Uma reforma agrária verdadeira, comenta, entra em choque com o capitalismo porque prejudica os grandes latifundiários e as grandes empresas. “Pelo próprio tempo que o caso está levando parece que se nota um certo cansaço”, afirma padre Bruno, ao ser indagado sobre a diminuição dos protestos e denúncias por parte das entidades, quanto a prisão dos padres franceses e dos 13 posseiros.
Ele acredita, entretanto, que com a aproximação do julgamento dos padres e posseiros deverá haver uma maior exploração do assunto, visando a manter viva toda esta problemática. Isto é, à medida em que se aproximar o final do processo, vai-se reavivar o senso de participação de cada um. Ao lado disso, salienta, é preciso também que a igreja continue se manifestando constantemente sobre o problema, e que denuncie que, no processo, “a gente sente toda uma farsa”.
Quanto ao trabalho que vem sendo realizado pela Comissão Arquidiocesana, Bruno diz que tem sido voltado para o esclarecimento de todas as paróquias de Belém, para que com isso se suscite um amplo debate sobre a questão. Neste trabalho, a Comissão também procura esclarecer aos demais pontos do País, sobre o episódio de São Geraldo do Araguaia.
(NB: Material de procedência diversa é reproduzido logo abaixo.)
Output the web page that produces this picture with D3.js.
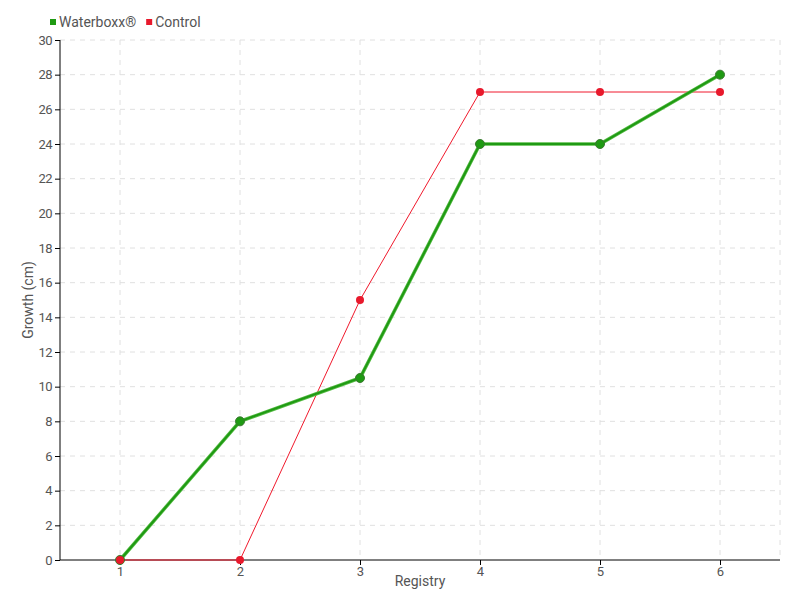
<!DOCTYPE html>
<html><head><meta charset="utf-8">
<script src="https://cdn.jsdelivr.net/npm/d3@7"></script>
<style>body{margin:0;background:#fff}svg{display:block}text{font-family:Roboto,"DejaVu Sans",sans-serif;}</style>
</head><body><svg id="c" width="800" height="600"></svg>
<script>
const categories = ["1","2","3","4","5","6"];
const waterboxx = [0, 8, 10.5, 24, 24, 28];
const control = [0, 0, 15, 27, 27, 27];
const yTicks = [0,2,4,6,8,10,12,14,16,18,20,22,24,26,28,30];
const seriesNames = ["Waterboxx®", "Control"];

const svg = d3.select("#c");
const m = {l:60, r:20, t:40, b:40};
const W = 800, H = 600;
const x = d3.scalePoint().domain(categories).range([m.l, W-m.r]).padding(0.5);
const y = d3.scaleLinear().domain([0,30]).range([H-m.b, m.t]);

// grid
const g = svg.append("g");
g.selectAll(".hg").data(yTicks.filter(d=>d>0)).join("line")
  .attr("x1", m.l).attr("x2", W-m.r).attr("y1", d=>y(d)).attr("y2", d=>y(d))
  .attr("stroke", "#e0e0e0").attr("stroke-dasharray", "5,5");
g.selectAll(".vg").data(categories).join("line")
  .attr("x1", d=>x(d)).attr("x2", d=>x(d)).attr("y1", m.t).attr("y2", H-m.b)
  .attr("stroke", "#e0e0e0").attr("stroke-dasharray", "5,5");
g.append("line").attr("x1", W-m.r).attr("x2", W-m.r).attr("y1", m.t).attr("y2", H-m.b)
  .attr("stroke", "#e0e0e0").attr("stroke-dasharray", "5,5");

// axes
const ya = svg.append("g").attr("transform", `translate(${m.l},0)`)
  .call(d3.axisLeft(y).tickValues(yTicks).tickSize(5).tickPadding(3));
const xa = svg.append("g").attr("transform", `translate(0,${H-m.b})`)
  .call(d3.axisBottom(x).tickSize(5).tickPadding(2));
[ya, xa].forEach(a => {
  a.selectAll(".tick line").attr("stroke", "#000");
  a.selectAll(".tick text").attr("fill", "#555").style("font-size", "13px");
});
ya.selectAll(".tick text").attr("letter-spacing", "-0.5");
ya.select(".domain").remove();
xa.select(".domain").remove();
svg.append("line").attr("x1", m.l).attr("x2", m.l).attr("y1", m.t).attr("y2", H-m.b).attr("stroke", "#000");
svg.append("line").attr("x1", m.l).attr("x2", W-m.r).attr("y1", H-m.b).attr("y2", H-m.b).attr("stroke", "#000");

// titles
svg.append("text").attr("transform", `translate(33,${(m.t+H-m.b)/2}) rotate(-90)`)
  .attr("text-anchor", "middle").attr("fill", "#555").style("font-size", "14px").text("Growth (cm)");
svg.append("text").attr("x", (m.l+W-m.r)/2).attr("y", 586)
  .attr("text-anchor", "middle").attr("fill", "#555").style("font-size", "14px").text("Registry");

const line = d3.line().x((d,i)=>x(categories[i])).y(d=>y(d));
// control
svg.append("path").datum(control).attr("d", line).attr("fill", "none")
  .attr("stroke", "#f0192c").attr("stroke-width", 1);
// waterboxx
svg.append("path").datum(waterboxx).attr("d", line).attr("fill", "none")
  .attr("stroke", "#55bb44").attr("stroke-width", 3.5);
svg.append("path").datum(waterboxx).attr("d", line).attr("fill", "none")
  .attr("stroke", "#1f9a13").attr("stroke-width", 2);
svg.selectAll(".wp").data(waterboxx).join("circle")
  .attr("cx", (d,i)=>x(categories[i])).attr("cy", d=>y(d)).attr("r", 4.5)
  .attr("fill", "#1f9a13").attr("stroke", "#3a7a30").attr("stroke-width", 1);
svg.selectAll(".cp").data(control).join("circle")
  .attr("cx", (d,i)=>x(categories[i])).attr("cy", d=>y(d)).attr("r", 4)
  .attr("fill", "#e8192c");

// legend
const colors = ["#1f9a13", "#e8192c"];
const lg = svg.append("g");
let lx = 50;
seriesNames.forEach((n, i) => {
  lg.append("rect").attr("x", lx).attr("y", 19).attr("width", 6).attr("height", 6).attr("fill", colors[i]);
  const t = lg.append("text").attr("x", lx+9).attr("y", 27).attr("fill", "#555").style("font-size", "14px").text(n);
  lx += 9 + t.node().getComputedTextLength() + 10;
});
</script></body></html>
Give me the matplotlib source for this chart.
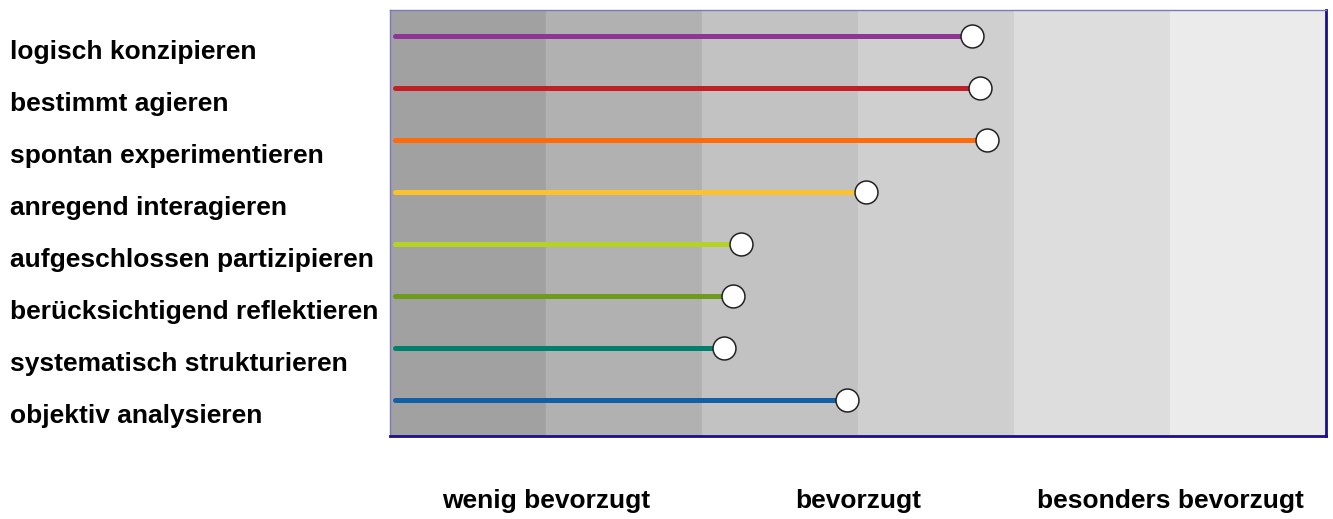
import matplotlib
matplotlib.use("Agg")
import matplotlib.pyplot as plt
from matplotlib.transforms import blended_transform_factory

labels = ["logisch konzipieren", "bestimmt agieren", "spontan experimentieren",
          "anregend interagieren", "aufgeschlossen partizipieren",
          "berücksichtigend reflektieren", "systematisch strukturieren",
          "objektiv analysieren"]
values = [3.73, 3.78, 3.83, 3.05, 2.25, 2.20, 2.14, 2.93]
colors = ["#8e3596", "#c01f26", "#ff6a0a", "#fbc12e", "#b6d325",
          "#6e9b1c", "#007f6e", "#135fa6"]
band_colors = ["#a1a1a1", "#b1b1b1", "#c2c2c2", "#cfcfcf", "#dddddd", "#ebebeb"]
scale_labels = ["wenig bevorzugt", "bevorzugt", "besonders bevorzugt"]
scale_pos = [1, 3, 5]
start = 0.03

plt.rcParams['font.family'] = ['Liberation Sans', 'DejaVu Sans']

fig = plt.figure(figsize=(13.33, 5.19), dpi=100)
ax = fig.add_axes([390 / 1333, 83 / 519, 936 / 1333, 426 / 519])

# background bands, edges in the same colour so no gaps show
for i, c in enumerate(band_colors):
    ax.axvspan(i, i + 1, fc=c, ec=c, lw=1, zorder=0)

for i, (v, c) in enumerate(zip(values, colors)):
    ax.plot([start, v], [i, i], color=c, lw=3.6, solid_capstyle='round', zorder=2)
    ax.plot(v, i, 'o', ms=16.5, mfc='white', mec='#222222', mew=1.1, zorder=3)

ax.set_xlim(0, 6)
ax.set_ylim(7 + 36 / 52, -26 / 52)
ax.set_xticks([])
ax.set_yticks([])

for s in ['top', 'left']:
    ax.spines[s].set_color('#7b78c0')
    ax.spines[s].set_linewidth(1.0)
for s in ['bottom', 'right']:
    ax.spines[s].set_color('#1c0e8c')
    ax.spines[s].set_linewidth(2.0)

trans = blended_transform_factory(fig.transFigure, ax.transData)
for i, lab in enumerate(labels):
    ax.text(10 / 1333, i + 0.3, lab, transform=trans, ha='left', va='center',
            fontsize=19, fontweight='bold', clip_on=False)

trans2 = blended_transform_factory(ax.transData, fig.transFigure)
for p, lab in zip(scale_pos, scale_labels):
    ax.text(p, 1 - 501 / 519, lab, transform=trans2, ha='center', va='center',
            fontsize=19, fontweight='bold', clip_on=False)

fig.savefig("out.png", dpi=100)
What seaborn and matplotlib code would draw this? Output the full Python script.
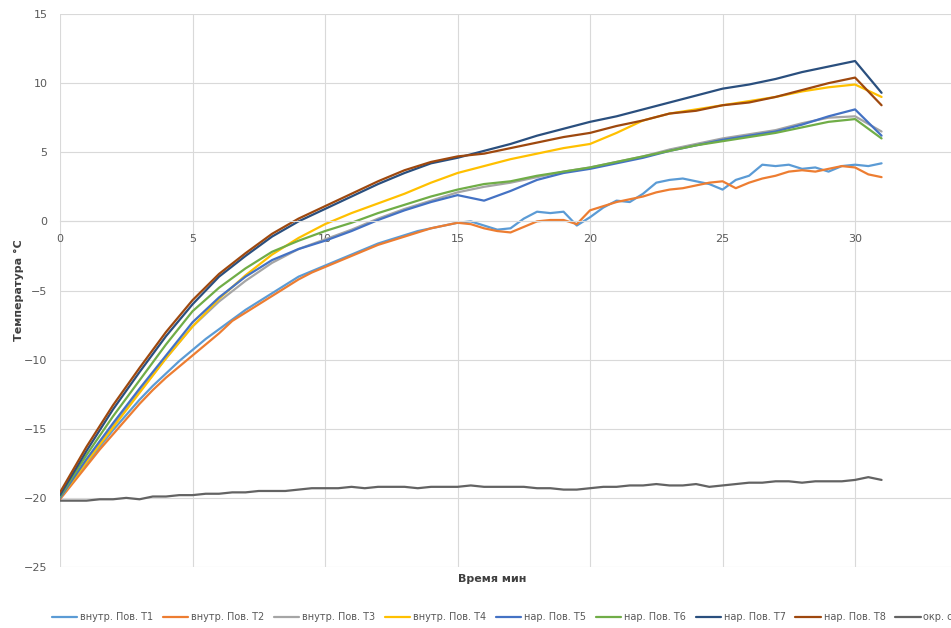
import numpy as np
import pandas as pd
import seaborn as sns
import matplotlib.pyplot as plt

# minutes, 1-min step for the smooth series
t_min = list(range(32))
# 0.5-min step for the noisy series
t_half = [i * 0.5 for i in range(63)]

t3 = [-20.0, -17.3, -14.8, -12.3, -9.9, -7.6, -5.8, -4.3, -3.0, -2.0, -1.3, -0.6, 0.2, 0.9, 1.5, 2.1,
      2.5, 2.8, 3.2, 3.6, 3.9, 4.3, 4.7, 5.2, 5.6, 6.0, 6.3, 6.6, 7.1, 7.5, 7.6, 6.5]
t4 = [-20.0, -17.4, -14.9, -12.4, -9.9, -7.6, -5.6, -3.9, -2.4, -1.2, -0.2, 0.6, 1.3, 2.0, 2.8, 3.5,
      4.0, 4.5, 4.9, 5.3, 5.6, 6.4, 7.3, 7.8, 8.1, 8.4, 8.7, 9.0, 9.4, 9.7, 9.9, 9.0]
t5 = [-20.0, -17.2, -14.6, -12.1, -9.7, -7.3, -5.5, -4.0, -2.8, -2.0, -1.4, -0.7, 0.1, 0.8, 1.4, 1.9,
      1.5, 2.2, 3.0, 3.5, 3.8, 4.2, 4.6, 5.1, 5.5, 5.9, 6.2, 6.5, 7.0, 7.6, 8.1, 6.2]
t6 = [-19.9, -16.9, -14.1, -11.5, -8.9, -6.5, -4.8, -3.4, -2.2, -1.4, -0.7, -0.1, 0.6, 1.2, 1.8, 2.3,
      2.7, 2.9, 3.3, 3.6, 3.9, 4.3, 4.7, 5.1, 5.5, 5.8, 6.1, 6.4, 6.8, 7.2, 7.4, 6.0]
t7 = [-19.8, -16.6, -13.6, -10.9, -8.3, -6.0, -4.0, -2.5, -1.1, 0.0, 0.9, 1.8, 2.7, 3.5, 4.2, 4.6,
      5.1, 5.6, 6.2, 6.7, 7.2, 7.6, 8.1, 8.6, 9.1, 9.6, 9.9, 10.3, 10.8, 11.2, 11.6, 9.3]
t8 = [-19.6, -16.3, -13.3, -10.6, -8.0, -5.7, -3.8, -2.3, -0.9, 0.2, 1.1, 2.0, 2.9, 3.7, 4.3, 4.7,
      4.9, 5.3, 5.7, 6.1, 6.4, 6.9, 7.3, 7.8, 8.0, 8.4, 8.6, 9.0, 9.5, 10.0, 10.4, 8.4]

t1 = [-20.0, -18.7, -17.5, -16.3, -15.1, -14.0, -12.9, -11.9, -11.0, -10.1, -9.3, -8.5, -7.8, -7.1,
      -6.4, -5.8, -5.2, -4.6, -4.0, -3.6, -3.2, -2.8, -2.4, -2.0, -1.6, -1.3, -1.0, -0.7, -0.5, -0.3,
      -0.1, 0.0, -0.3, -0.6, -0.5, 0.2, 0.7, 0.6, 0.7, -0.3, 0.3, 1.0, 1.5, 1.4, 2.0, 2.8, 3.0, 3.1,
      2.9, 2.7, 2.3, 3.0, 3.3, 4.1, 4.0, 4.1, 3.8, 3.9, 3.6, 4.0, 4.1, 4.0, 4.2]
t2 = [-20.1, -18.9, -17.7, -16.5, -15.4, -14.3, -13.2, -12.2, -11.3, -10.5, -9.7, -8.9, -8.1, -7.2,
      -6.6, -6.0, -5.4, -4.8, -4.2, -3.7, -3.3, -2.9, -2.5, -2.1, -1.7, -1.4, -1.1, -0.8, -0.5, -0.3,
      -0.1, -0.2, -0.5, -0.7, -0.8, -0.4, 0.0, 0.1, 0.1, -0.2, 0.8, 1.1, 1.4, 1.6, 1.8, 2.1, 2.3, 2.4,
      2.6, 2.8, 2.9, 2.4, 2.8, 3.1, 3.3, 3.6, 3.7, 3.6, 3.8, 4.0, 3.9, 3.4, 3.2]
ambient = [-20.2, -20.2, -20.2, -20.1, -20.1, -20.0, -20.1, -19.9, -19.9, -19.8, -19.8, -19.7, -19.7,
           -19.6, -19.6, -19.5, -19.5, -19.5, -19.4, -19.3, -19.3, -19.3, -19.2, -19.3, -19.2, -19.2,
           -19.2, -19.3, -19.2, -19.2, -19.2, -19.1, -19.2, -19.2, -19.2, -19.2, -19.3, -19.3, -19.4,
           -19.4, -19.3, -19.2, -19.2, -19.1, -19.1, -19.0, -19.1, -19.1, -19.0, -19.2, -19.1, -19.0,
           -18.9, -18.9, -18.8, -18.8, -18.9, -18.8, -18.8, -18.8, -18.7, -18.5, -18.7]

names = ["внутр. Пов. T1", "внутр. Пов. T2", "внутр. Пов. T3", "внутр. Пов. T4",
         "нар. Пов. T5", "нар. Пов. T6", "нар. Пов. T7", "нар. Пов. T8", "окр. среда"]
colors = ["#5B9BD5", "#ED7D31", "#A5A5A5", "#FFC000", "#4472C4", "#70AD47",
          "#2A4F7E", "#9E480E", "#636363"]

series = [(t_half, t1), (t_half, t2), (t_min, t3), (t_min, t4), (t_min, t5),
          (t_min, t6), (t_min, t7), (t_min, t8), (t_half, ambient)]
frames = []
for name, (tt, vals) in zip(names, series):
    frames.append(pd.DataFrame({"t": tt, "val": vals, "series": name}))
df = pd.concat(frames, ignore_index=True)

sns.set_style("white")
plt.rcParams["font.family"] = ["DejaVu Sans"]

fig = plt.figure(figsize=(9.51, 6.28), dpi=100)
ax = fig.add_axes([0.0631, 0.0971, 0.9369, 0.8806])

sns.lineplot(data=df, x="t", y="val", hue="series", hue_order=names,
             palette=dict(zip(names, colors)), estimator=None, sort=False,
             linewidth=1.6, ax=ax, legend=True)

ax.set_xlim(0, 33.62)
ax.set_ylim(-25, 15)
ax.set_xticks([0, 5, 10, 15, 20, 25, 30])
ax.set_yticks(range(-25, 16, 5))
ax.grid(True, color="#D9D9D9", linewidth=0.8)
ax.set_axisbelow(True)
for s in ["top", "right", "left"]:
    ax.spines[s].set_visible(False)
ax.spines["bottom"].set_position(("data", 0))
ax.spines["bottom"].set_color("#D9D9D9")
ax.tick_params(axis="both", length=0, labelsize=8, labelcolor="#595959")
ax.tick_params(axis="x", pad=9)
ax.tick_params(axis="y", pad=9)

ax.set_xlabel("Время мин", fontsize=8, fontweight="bold", color="#404040")
ax.xaxis.set_label_coords(0.485, -0.013)
ax.set_ylabel("Температура °C", fontsize=8, fontweight="bold", color="#404040")
ax.yaxis.set_label_coords(-0.04, 0.5)

# legend runs past the right edge, as in the reference
handles, labels = ax.get_legend_handles_labels()
ax.legend(handles, labels, ncol=9, loc="center left",
          bbox_to_anchor=(0.045, 0.017), bbox_transform=fig.transFigure,
          frameon=False, fontsize=7, handlelength=2.6, handletextpad=0.3,
          columnspacing=1.0, labelcolor="#595959")

fig.savefig("out.png", dpi=100)
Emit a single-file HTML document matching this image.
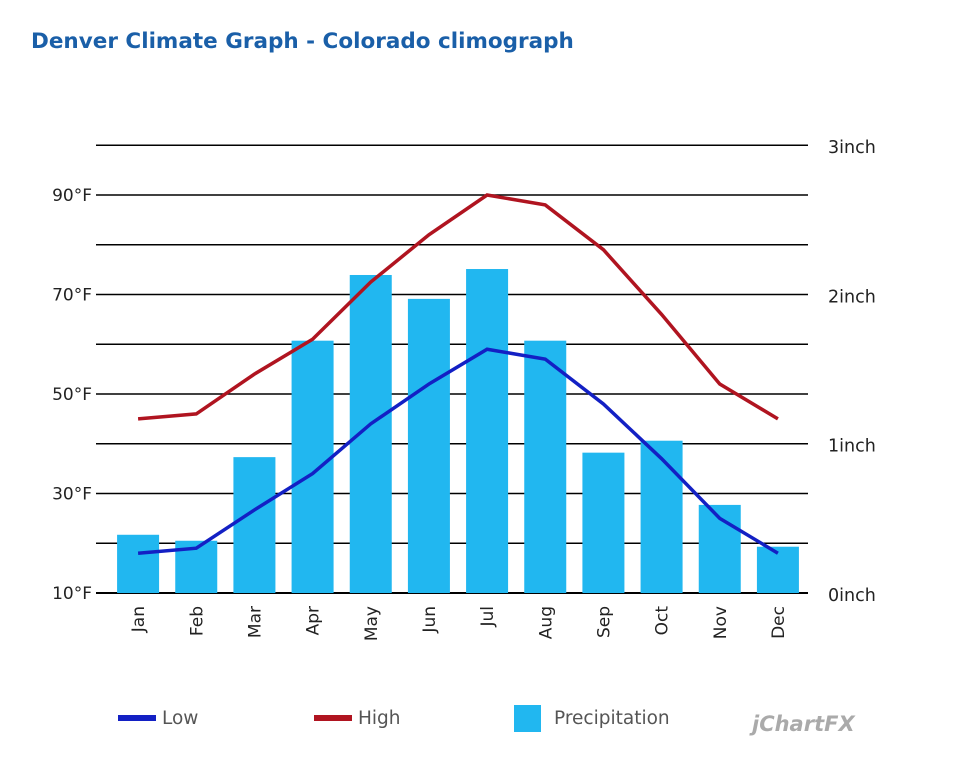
<!DOCTYPE html>
<html><head><meta charset="utf-8"><style>
body{margin:0;background:#fff;width:968px;height:760px;overflow:hidden;font-family:"DejaVu Sans",sans-serif}
</style></head><body>
<svg id="c" width="968" height="760" style="font-family:'DejaVu Sans',sans-serif">
<text x="31" y="48" font-size="21.5" font-weight="bold" fill="#1a5fa8">Denver Climate Graph - Colorado climograph</text>
<g id="grid"></g><g id="bars"></g><g id="lines"></g><g id="axes"></g>
<g font-size="18.5" fill="#555">
<g><rect x="118" y="715" width="38" height="6" fill="#1320c4"/><text x="162" y="724">Low</text></g>
<g><rect x="314" y="715" width="38" height="6" fill="#b01420"/><text x="358" y="724">High</text></g>
<g><rect x="514" y="705" width="27" height="27" fill="#21b7f0"/><text x="554" y="724">Precipitation</text></g>
</g>
<text x="752" y="731" font-size="21" font-style="italic" font-weight="bold" fill="#aaa">jChartFX</text>
</svg>
<script>
const months=["Jan","Feb","Mar","Apr","May","Jun","Jul","Aug","Sep","Oct","Nov","Dec"];
const precip=[0.39,0.35,0.91,1.69,2.13,1.97,2.17,1.69,0.94,1.02,0.59,0.31];
const high=[45,46,54,61,72.5,82,90,88,79,66,52,45];
const low=[18,19,26.7,34,44,52,59,57,48,37,25,18];
const leftTicks=[10,30,50,70,90];
const rightTicks=[0,1,2,3];
const NS="http://www.w3.org/2000/svg";
function mk(t,a,p){const e=document.createElementNS(NS,t);for(const k in a)e.setAttribute(k,a[k]);p.appendChild(e);return e;}
const x0=109,x1=807,bw=(x1-x0)/12;
const xC=i=>x0+bw*(i+0.5);
const yT=v=>593-(v-10)*4.975;
const yP=v=>593-v*149.3;
const grid=document.getElementById('grid');
for(let v=10;v<=100;v+=10){const l=mk('line',{x1:96,x2:808,y1:yT(v),y2:yT(v),stroke:'#000','stroke-width':v===10?2:1.5},grid);

}
const axes=document.getElementById('axes');
leftTicks.forEach(v=>{const t=mk('text',{x:92,y:yT(v)+6,'text-anchor':'end','font-size':17,fill:'#222'},axes);t.textContent=v+'°F';

});
rightTicks.forEach(v=>{const t=mk('text',{x:828,y:yP(v)+8,'font-size':17.5,fill:'#222'},axes);t.textContent=v+'inch';

});
const bars=document.getElementById('bars');
months.forEach((m,i)=>{const r=mk('rect',{x:xC(i)-21,y:yP(precip[i]),width:42,height:593-yP(precip[i]),fill:'#21b7f0'},bars);


const t=mk('text',{transform:`translate(${xC(i)+6},606) rotate(-90)`,'text-anchor':'end','font-size':17,fill:'#222'},axes);t.textContent=m;

});
const lines=document.getElementById('lines');
[[high,'#b01420','high-line'],[low,'#1320c4','low-line']].forEach(([d,c,n])=>{
const p=mk('polyline',{points:d.map((v,i)=>xC(i)+','+yT(v)).join(' '),fill:'none',stroke:c,'stroke-width':3.5},lines);

});
</script>
</body></html>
Para tanto, a Comissão remeteu à CNBB (Conferência Nacional dos Bispos do Brasil) um relatório onde é mostrado, em detalhes, tudo o que até aqui já se conseguiu constatar. Este documento, uma vez que seja amplamente divulgado, servirá para minorar os efeitos de “uma falta de informação incrível sobre o caso, que a gente percebe nas outras partes do País”.